Making such an evaluation is challenging, as it requires collecting data about information that can change over time and requires on-site validation. As mentioned in
Section 2, literature offers a great variety of approaches, but rarely do they rely on smartphones’ sensors only. Concerning the work carried by [
20], we improved the precision from area to street segment level, relying on a less populated dataset than the Google one.
In future works, we aim to implement the prediction of the segments’ parking availability level on the prototype smart-parking app. By relying on smartphones’ sensors only, users will collect data about parking, unparking, and cruising actions, which will be processed into segments’ history information and given to the PAC to predict parking availability.
10. Conclusions
The proposed work aimed to correctly classify the parking availability on a given road on a segment level.
First, using the CPS we developed, we generated a large amount of realistic data about cruising, parking, and unparking events in the San Giovanni city area of Rome.
Once sufficient data was generated, some preprocessing steps were applied to build a training dataset for the machine learning models. This phase included applying map-matching techniques to the collected trip data, identifying ten features, and a dataset containing 761 segment samples.
We trained four machine learning models to classify the availability of on-street parking for a given road segment. All models performed well both in the training and testing phases.

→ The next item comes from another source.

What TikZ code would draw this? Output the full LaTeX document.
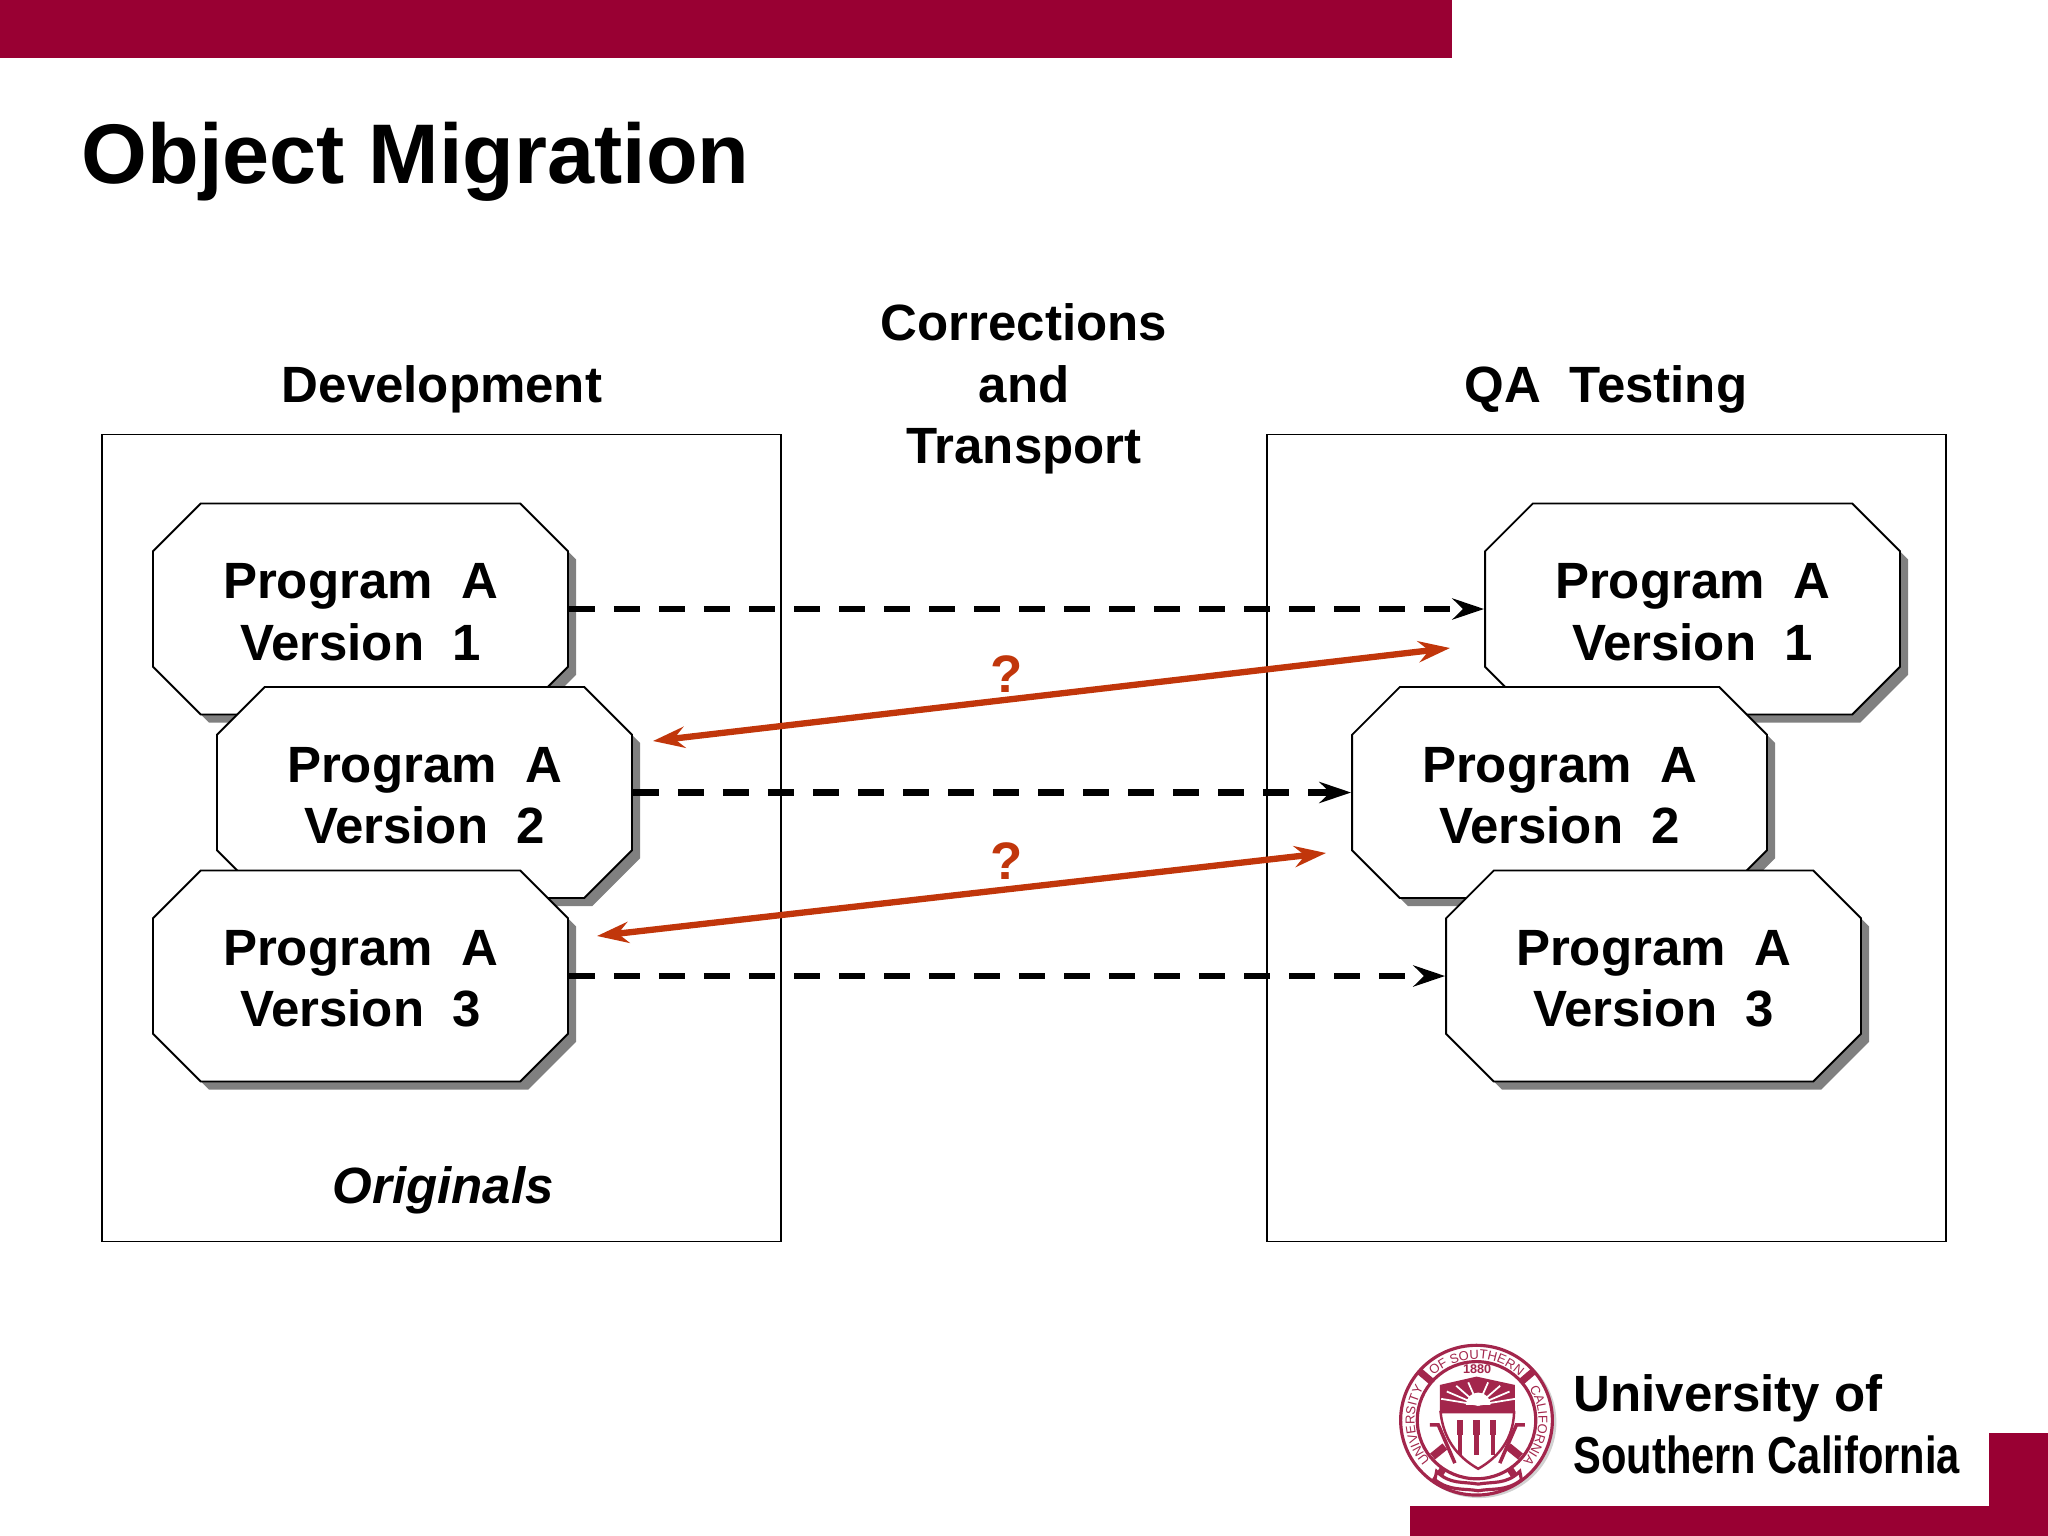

To further evaluate the four models, we generated simulated data about 61 segments of a different city area (San Lorenzo, Rome) that differs from San Giovanni as it is a smaller and more traffic-congested neighbor. The results achieved by the models in this test case were very high, reaching 97% accuracy for all the street segments where we collected 30 or more user actions.
As the four models obtained very high results, especially the RF and the ANN, we confirmed that it is possible to design a PAC based on data collectible by smartphones.
11. Ongoing Work
Our current and future research work is twofold. First, we developed a prototype smartphone application and we are going to collect a significant amount of actual data to test our models. We plan to run tests in other zones to evaluate the model scalability to the entire city and the portability to other urban areas without repeating the user behavior analysis.
Secondly, we will consider other factors that may further refine the simulations, making them even more realistic. Examples are traffic flow that traverses the area without looking for parking, weather conditions, and events that may alter the prediction of a weekday on particular occasions.